▶ _Written exercise_:
Present every line in which the string "this" appears.

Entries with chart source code
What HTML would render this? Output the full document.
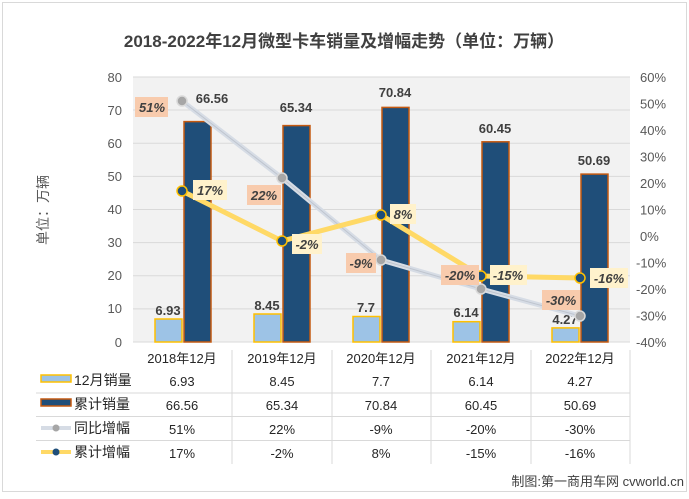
<!DOCTYPE html>
<html><head><meta charset="utf-8"><style>
body{margin:0;background:#fff;}
svg text{font-family:"Liberation Sans","Noto Sans CJK SC",sans-serif;}
</style></head><body>
<svg width="689" height="494" viewBox="0 0 689 494" xmlns="http://www.w3.org/2000/svg">
<rect x="2.5" y="2.5" width="684" height="489" fill="#fff" stroke="#d9d9d9"/>
<text x="344" y="47" text-anchor="middle" font-size="17" font-weight="bold" fill="#404040">2018-2022年12月微型卡车销量及增幅走势（单位：万辆）</text>
<rect x="133" y="77" width="497" height="265" fill="#f2f2f2"/>
<g stroke="#d9d9d9" stroke-width="1">
<line x1="133" x2="630" y1="77" y2="77"/><line x1="133" x2="630" y1="110" y2="110"/>
<line x1="133" x2="630" y1="143.3" y2="143.3"/><line x1="133" x2="630" y1="176.4" y2="176.4"/>
<line x1="133" x2="630" y1="209.5" y2="209.5"/><line x1="133" x2="630" y1="242.6" y2="242.6"/>
<line x1="133" x2="630" y1="275.8" y2="275.8"/><line x1="133" x2="630" y1="308.9" y2="308.9"/>
<line x1="133" x2="630" y1="342" y2="342"/>
</g>
<g font-size="13" fill="#595959" text-anchor="end">
<text x="122" y="82">80</text><text x="122" y="115">70</text><text x="122" y="148">60</text><text x="122" y="181">50</text><text x="122" y="214">40</text><text x="122" y="247">30</text><text x="122" y="280">20</text><text x="122" y="313">10</text><text x="122" y="347">0</text>
</g>
<g font-size="13" fill="#595959" text-anchor="start">
<text x="640" y="82">60%</text><text x="640" y="108.5">50%</text><text x="640" y="135">40%</text><text x="640" y="161.5">30%</text><text x="640" y="188">20%</text><text x="640" y="214.5">10%</text><text x="640" y="241">0%</text><text x="636" y="267.5">-10%</text><text x="636" y="294">-20%</text><text x="636" y="320.5">-30%</text><text x="636" y="347">-40%</text>
</g>
<text transform="translate(48,210) rotate(-90)" text-anchor="middle" font-size="14" fill="#595959">单位：万辆</text>
<!-- bars -->
<g stroke-width="1.5">
<rect x="155" y="319" width="27" height="23" fill="#9dc3e6" stroke="#ffc000"/>
<rect x="184" y="121.6" width="27" height="220.4" fill="#1f4e79" stroke="#c55a11"/>
<rect x="254" y="314" width="27" height="28" fill="#9dc3e6" stroke="#ffc000"/>
<rect x="283" y="125.6" width="27" height="216.4" fill="#1f4e79" stroke="#c55a11"/>
<rect x="353" y="316.5" width="27" height="25.5" fill="#9dc3e6" stroke="#ffc000"/>
<rect x="382" y="107.4" width="27" height="234.6" fill="#1f4e79" stroke="#c55a11"/>
<rect x="453" y="321.7" width="27" height="20.3" fill="#9dc3e6" stroke="#ffc000"/>
<rect x="482" y="141.8" width="27" height="200.2" fill="#1f4e79" stroke="#c55a11"/>
<rect x="552" y="327.9" width="27" height="14.1" fill="#9dc3e6" stroke="#ffc000"/>
<rect x="581" y="174.1" width="27" height="167.9" fill="#1f4e79" stroke="#c55a11"/>
</g>
<g font-size="13" font-weight="bold" fill="#404040" text-anchor="middle">
<text x="168" y="315">6.93</text><text x="267" y="310">8.45</text><text x="366" y="312">7.7</text><text x="466" y="317">6.14</text><text x="565" y="324">4.27</text>
<text x="212" y="103">66.56</text><text x="296" y="112">65.34</text><text x="395" y="97">70.84</text><text x="495" y="133">60.45</text><text x="594" y="165">50.69</text>
</g>
<!-- lines -->
<polyline points="182,101 282,178 381,260 481,289 580,316" fill="none" stroke="#d6dce5" stroke-width="5"/>
<polyline points="182,101 282,178 381,260 481,289 580,316" fill="none" stroke="#bfc5cf" stroke-width="1"/>
<polyline points="182,191 282,241 381,215 481,276 580,278" fill="none" stroke="#ffd966" stroke-width="5"/>
<g fill="#a6a6a6" stroke="#d9d9d9" stroke-width="1.5">
<circle cx="182" cy="101" r="5"/><circle cx="282" cy="178" r="5"/><circle cx="381" cy="260" r="5"/><circle cx="481" cy="289" r="5"/><circle cx="580" cy="316" r="5"/>
</g>
<g fill="#1f4e79" stroke="#ffc000" stroke-width="1.5">
<circle cx="182" cy="191" r="5"/><circle cx="282" cy="241" r="5"/><circle cx="381" cy="215" r="5"/><circle cx="481" cy="276" r="5"/><circle cx="580" cy="278" r="5"/>
</g>
<g font-size="13" font-weight="bold" font-style="italic" fill="#404040" text-anchor="middle">
<rect x="135" y="97" width="33" height="20" fill="#f8cbad"/><text x="152" y="112">51%</text>
<rect x="247" y="185" width="34" height="20" fill="#f8cbad"/><text x="264" y="200">22%</text>
<rect x="346" y="253" width="30" height="20" fill="#f8cbad"/><text x="361" y="268">-9%</text>
<rect x="441" y="265" width="38" height="20" fill="#f8cbad"/><text x="460" y="280">-20%</text>
<rect x="542" y="290" width="38" height="20" fill="#f8cbad"/><text x="561" y="305">-30%</text>
<rect x="193" y="180" width="34" height="20" fill="#fff2cc"/><text x="210" y="195">17%</text>
<rect x="292" y="234" width="30" height="20" fill="#fff2cc"/><text x="307" y="249">-2%</text>
<rect x="390" y="204" width="26" height="20" fill="#fff2cc"/><text x="403" y="219">8%</text>
<rect x="490" y="265" width="37" height="20" fill="#fff2cc"/><text x="508" y="280">-15%</text>
<rect x="590" y="268" width="38" height="20" fill="#fff2cc"/><text x="609" y="283">-16%</text>
</g>
<!-- table -->
<g stroke="#d9d9d9" stroke-width="1">
<line x1="232" x2="232" y1="350" y2="464"/><line x1="332" x2="332" y1="350" y2="464"/><line x1="431" x2="431" y1="350" y2="464"/><line x1="531" x2="531" y1="350" y2="464"/><line x1="630" x2="630" y1="350" y2="464"/>
<line x1="36" x2="630" y1="393" y2="393"/><line x1="36" x2="630" y1="416.5" y2="416.5"/><line x1="36" x2="630" y1="440.5" y2="440.5"/>
</g>
<g font-size="13" fill="#262626" text-anchor="middle">
<text x="182" y="363">2018年12月</text><text x="282" y="363">2019年12月</text><text x="381" y="363">2020年12月</text><text x="481" y="363">2021年12月</text><text x="580" y="363">2022年12月</text>
<text x="182" y="386">6.93</text><text x="282" y="386">8.45</text><text x="381" y="386">7.7</text><text x="481" y="386">6.14</text><text x="580" y="386">4.27</text>
<text x="182" y="410">66.56</text><text x="282" y="410">65.34</text><text x="381" y="410">70.84</text><text x="481" y="410">60.45</text><text x="580" y="410">50.69</text>
<text x="182" y="434">51%</text><text x="282" y="434">22%</text><text x="381" y="434">-9%</text><text x="481" y="434">-20%</text><text x="580" y="434">-30%</text>
<text x="182" y="458">17%</text><text x="282" y="458">-2%</text><text x="381" y="458">8%</text><text x="481" y="458">-15%</text><text x="580" y="458">-16%</text>
</g>
<rect x="41" y="375" width="30" height="7" fill="#9dc3e6" stroke="#ffc000" stroke-width="1.5"/>
<rect x="41" y="399" width="30" height="7" fill="#1f4e79" stroke="#c55a11" stroke-width="1.5"/>
<line x1="41" x2="71" y1="428" y2="428" stroke="#d6dce5" stroke-width="4"/><circle cx="56" cy="428" r="3.5" fill="#a6a6a6"/>
<line x1="41" x2="71" y1="452" y2="452" stroke="#ffd966" stroke-width="4"/><circle cx="56" cy="452" r="3.5" fill="#1f4e79"/>
<g font-size="14" fill="#262626">
<text x="74" y="385">12月销量</text><text x="74" y="409">累计销量</text><text x="74" y="433">同比增幅</text><text x="74" y="457">累计增幅</text>
</g>
<text x="684" y="486" text-anchor="end" font-size="13" fill="#404040">制图:第一商用车网 cvworld.cn</text>
</svg>
</body></html>
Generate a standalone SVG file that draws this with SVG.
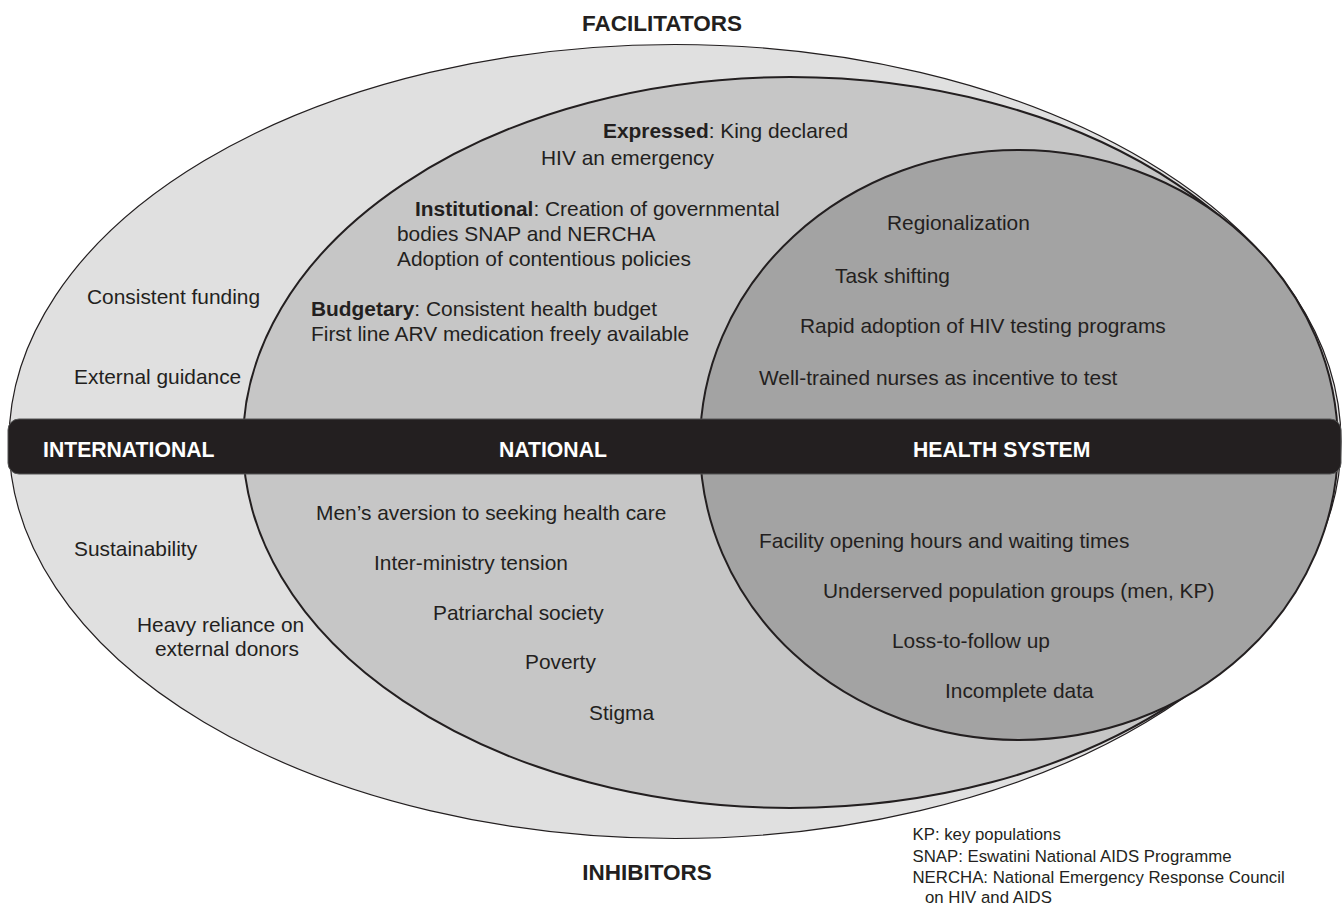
<svg xmlns="http://www.w3.org/2000/svg" width="1343" height="905" viewBox="0 0 1343 905">
  <style>
    text { font-family: "Liberation Sans", Arial, sans-serif; fill: #231f20; }
    .body { font-size: 20.9px; }
    .head { font-size: 22.5px; font-weight: bold; }
    .band { font-size: 21.2px; font-weight: bold; fill: #ffffff; }
    .note { font-size: 16.8px; }
    .b { font-weight: bold; }
    .ring { stroke: #231f20; }
  </style>

  <rect width="1343" height="905" fill="#ffffff"/>

  <!-- nested levels -->
  <g id="international">
    <ellipse class="ring" cx="675" cy="441.5" rx="666" ry="397" fill="#e0e0e0" stroke-width="1.2"/>
  </g>
  <g id="national">
    <ellipse class="ring" cx="790" cy="442.5" rx="547" ry="365.5" fill="#c6c6c6" stroke-width="2"/>
  </g>
  <g id="health-system">
    <ellipse class="ring" cx="1019" cy="445" rx="319" ry="295" fill="#a3a3a3" stroke-width="2"/>
  </g>

  <!-- dividing band -->
  <g id="band">
    <rect x="8" y="419" width="1333" height="55" rx="11" fill="#231f20" stroke="#555" stroke-width="1"/>
    <text class="band" x="43" y="456.5">INTERNATIONAL</text>
    <text class="band" x="499" y="456.5">NATIONAL</text>
    <text class="band" x="913" y="456.5">HEALTH SYSTEM</text>
  </g>

  <g id="headings">
    <text class="head" x="662" y="31" text-anchor="middle">FACILITATORS</text>
    <text class="head" x="647" y="880" text-anchor="middle">INHIBITORS</text>
  </g>

  <!-- facilitators -->
  <g id="facilitators-international" class="body">
    <text x="87" y="304">Consistent funding</text>
    <text x="74" y="384">External guidance</text>
  </g>
  <g id="facilitators-national" class="body">
    <text x="603" y="138"><tspan class="b">Expressed</tspan>: King declared</text>
    <text x="541" y="165">HIV an emergency</text>
    <text x="415" y="216"><tspan class="b">Institutional</tspan>: Creation of governmental</text>
    <text x="397" y="241">bodies SNAP and NERCHA</text>
    <text x="397" y="266">Adoption of contentious policies</text>
    <text x="311" y="316"><tspan class="b">Budgetary</tspan>: Consistent health budget</text>
    <text x="311" y="341">First line ARV medication freely available</text>
  </g>
  <g id="facilitators-health-system" class="body">
    <text x="887" y="230">Regionalization</text>
    <text x="835" y="283">Task shifting</text>
    <text x="800" y="333">Rapid adoption of HIV testing programs</text>
    <text x="759" y="385">Well-trained nurses as incentive to test</text>
  </g>

  <!-- inhibitors -->
  <g id="inhibitors-international" class="body">
    <text x="74" y="556">Sustainability</text>
    <text x="137" y="632">Heavy reliance on</text>
    <text x="155" y="656">external donors</text>
  </g>
  <g id="inhibitors-national" class="body">
    <text x="316" y="520">Men’s aversion to seeking health care</text>
    <text x="374" y="570">Inter-ministry tension</text>
    <text x="433" y="620">Patriarchal society</text>
    <text x="525" y="669">Poverty</text>
    <text x="589" y="720">Stigma</text>
  </g>
  <g id="inhibitors-health-system" class="body">
    <text x="759" y="548">Facility opening hours and waiting times</text>
    <text x="823" y="598">Underserved population groups (men, KP)</text>
    <text x="892" y="648">Loss-to-follow up</text>
    <text x="945" y="698">Incomplete data</text>
  </g>

  <!-- abbreviations -->
  <g id="legend" class="note">
    <text x="912.5" y="840">KP: key populations</text>
    <text x="912.5" y="861.5">SNAP: Eswatini National AIDS Programme</text>
    <text x="912.5" y="882.5">NERCHA: National Emergency Response Council</text>
    <text x="925" y="903">on HIV and AIDS</text>
  </g>
</svg>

▶ _Output of the exercise_:
What HTML would render this? Output the full document.
Generate a standalone SVG file that draws this with SVG.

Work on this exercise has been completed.